The National Consumer Dispute Redressal Commission has directed the State Bank of India (SBI) and New India Insurance Company to waive off the remaining loan amount of ₹14,30,756, borrowed by a deceased Pune-based consumer in 2007 for purchasing a home. The decision comes after the bank failed to inform the consumer about the discontinuation of the insurance policy, which had been offered as a complementary benefit to cover the loan. Instead, the bank continued to demand loan repayments from the customer.

The deceased consumer, Navnath Vaidya, had taken the loan in 2007, with the insurance policy providing personal accident coverage for the loan amount. However, the bank discontinued the policy in 2013 without informing him. In 2015, Navnath met with a fatal accident, and his widow, Sheetal Vaidya, approached the bank to waive off the loan against the insurance policy. To her shock, the bank informed her that the insurance had been discontinued two years prior, and she was required to clear the loan installments.

Despite repeated requests for a waiver, the bank insisted on repayment. Aggrieved by this, Sheetal filed a complaint with the Pune District Consumer Commission. However, in 2018, the district commission dismissed her claim, stating that she was not a consumer as the policy was not independently purchased but offered as a complementary benefit by the bank. The commission further argued that since no premium was paid for the policy, it was outside the purview of the Consumer Forum.

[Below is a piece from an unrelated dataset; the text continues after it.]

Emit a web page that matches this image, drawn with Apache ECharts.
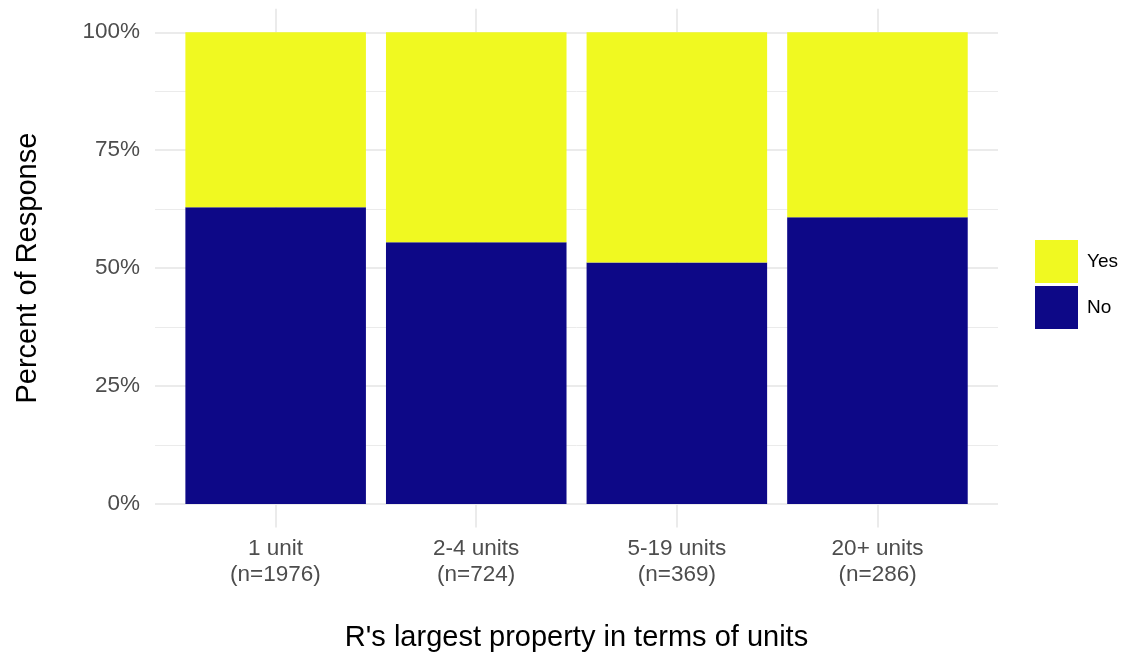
<!DOCTYPE html>
<html>
<head>
<meta charset="utf-8">
<script src="https://cdn.jsdelivr.net/npm/echarts@6/dist/echarts.min.js"></script>
<style>
html,body{margin:0;padding:0;background:#fff;}
#chart{width:1125px;height:654px;}
</style>
</head>
<body>
<div id="chart"></div>
<script>
const categories = ['1 unit\n(n=1976)', '2-4 units\n(n=724)', '5-19 units\n(n=369)', '20+ units\n(n=286)'];
const categoryPositions = [1, 2, 3, 4];
const noPct = [62.9, 55.5, 51.2, 60.8];
const yesPct = [37.1, 44.5, 48.8, 39.2];
const yMajorTicks = [0, 25, 50, 75, 100];
const yMinorTicks = [12.5, 37.5, 62.5, 87.5];

const FONT = '"Liberation Sans", Arial, sans-serif';
const GRID = '#EBEBEB';

const chart = echarts.init(document.getElementById('chart'), null, {renderer: 'canvas'});
chart.setOption({
  backgroundColor: '#ffffff',
  animation: false,
  textStyle: {fontFamily: FONT},
  grid: [
    {left: 155, right: 127, top: 8.7, bottom: 126.4, containLabel: false, outerBoundsMode: 'none'},
    {left: 175.35, right: 147.25, top: 8.7, bottom: 126.4, containLabel: false, outerBoundsMode: 'none'}
  ],
  legend: {
    orient: 'vertical', left: 1030, top: 235,
    itemWidth: 43, itemHeight: 43, itemGap: 3,
    data: ['Yes', 'No'],
    icon: 'rect',
    textStyle: {fontFamily: FONT, fontSize: 19, color: '#000', padding: [0, 0, 0, 4]}
  },
  xAxis: [{
    gridIndex: 0,
    type: 'value', min: 0.4, max: 4.6,
    name: "R's largest property in terms of units",
    nameLocation: 'middle', nameGap: 96,
    nameTextStyle: {fontFamily: FONT, fontSize: 29, color: '#000'},
    axisLine: {show: false},
    axisTick: {show: false, customValues: categoryPositions},
    axisLabel: {
      customValues: categoryPositions,
      formatter: v => categories[categoryPositions.indexOf(Math.round(v))] || '',
      fontFamily: FONT, fontSize: 22.5, color: '#4D4D4D', lineHeight: 26, margin: 8
    },
    splitLine: {show: true, lineStyle: {color: GRID, width: 2}}
  }, {
    gridIndex: 1,
    type: 'category', data: categories, boundaryGap: true,
    show: false
  }],
  yAxis: [{
    gridIndex: 0,
    type: 'value', min: -5, max: 105,
    name: 'Percent of Response',
    nameLocation: 'middle', nameGap: 113,
    nameTextStyle: {fontFamily: FONT, fontSize: 29, color: '#000'},
    axisLine: {show: false},
    axisTick: {show: false, customValues: yMajorTicks},
    axisLabel: {
      customValues: yMajorTicks,
      formatter: v => Math.round(v) + '%',
      fontFamily: FONT, fontSize: 22.5, color: '#4D4D4D', margin: 15
    },
    splitLine: {show: true, lineStyle: {color: GRID, width: 2}}
  }, {
    gridIndex: 0,
    type: 'value', min: -5, max: 105, position: 'left',
    axisLine: {show: false},
    axisTick: {show: false, customValues: yMinorTicks},
    axisLabel: {show: false, customValues: yMinorTicks},
    splitLine: {show: true, lineStyle: {color: GRID, width: 1}}
  }, {
    gridIndex: 1,
    type: 'value', min: -5, max: 105,
    show: false, splitLine: {show: false}
  }],
  series: [{
    name: 'No', type: 'bar', stack: 'total', barWidth: '90%',
    xAxisIndex: 1, yAxisIndex: 2,
    itemStyle: {color: '#0D0887'},
    data: noPct,
    z: 3
  }, {
    name: 'Yes', type: 'bar', stack: 'total', barWidth: '90%',
    xAxisIndex: 1, yAxisIndex: 2,
    itemStyle: {color: '#F0F921'},
    data: yesPct,
    z: 3
  }]
});
</script>
</body>
</html>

Aggrieved with the district commission’s decision, Sheetal filed an appeal before the State Consumer Commission in Mumbai and subsequently to the National Consumer Dispute Redressal Commission, which ruled in her favor.

Sheetal’s advocate, Ashok Gade, explained, “We fought the case on its merits, relying on a judgment in the case of State Bank of India v. Surisetty Lakshmi Sai Mahalakshmamma, which was similar to ours.”

Advocate Gade further highlighted that the bank claimed to have issued notifications about the policy discontinuation on its website and notice boards, but both the state and national commissions rejected this defense.

The State Commission noted:

“In this case, the free personal accident insurance cover was withdrawn by the bank on 01/07/2013. However, no personal notice was issued to the complainant’s husband about the discontinuation. As a result, neither the complainant nor her husband was aware of the policy being discontinued. This constitutes a deficiency in service.”

Upholding the State Commission’s decision, the National Commission observed:

“As the insurance policy was an integral part of the loan agreement, and even though no premium was charged, the interest paid on the loan serves as consideration for the policy. Therefore, the bank’s failure to notify the insured personally about the policy’s discontinuation amounts to a deficiency in service.”

The National Commission ordered the bank and the insurance company to:

1. Waive off the remaining loan amount.

2. Refund three installments deducted from the complainant’s account after her husband’s death, along with 9% annual interest from the date of deduction until realization.

3. Pay ₹50,000 for mental agony and an additional ₹25,000 towards litigation costs.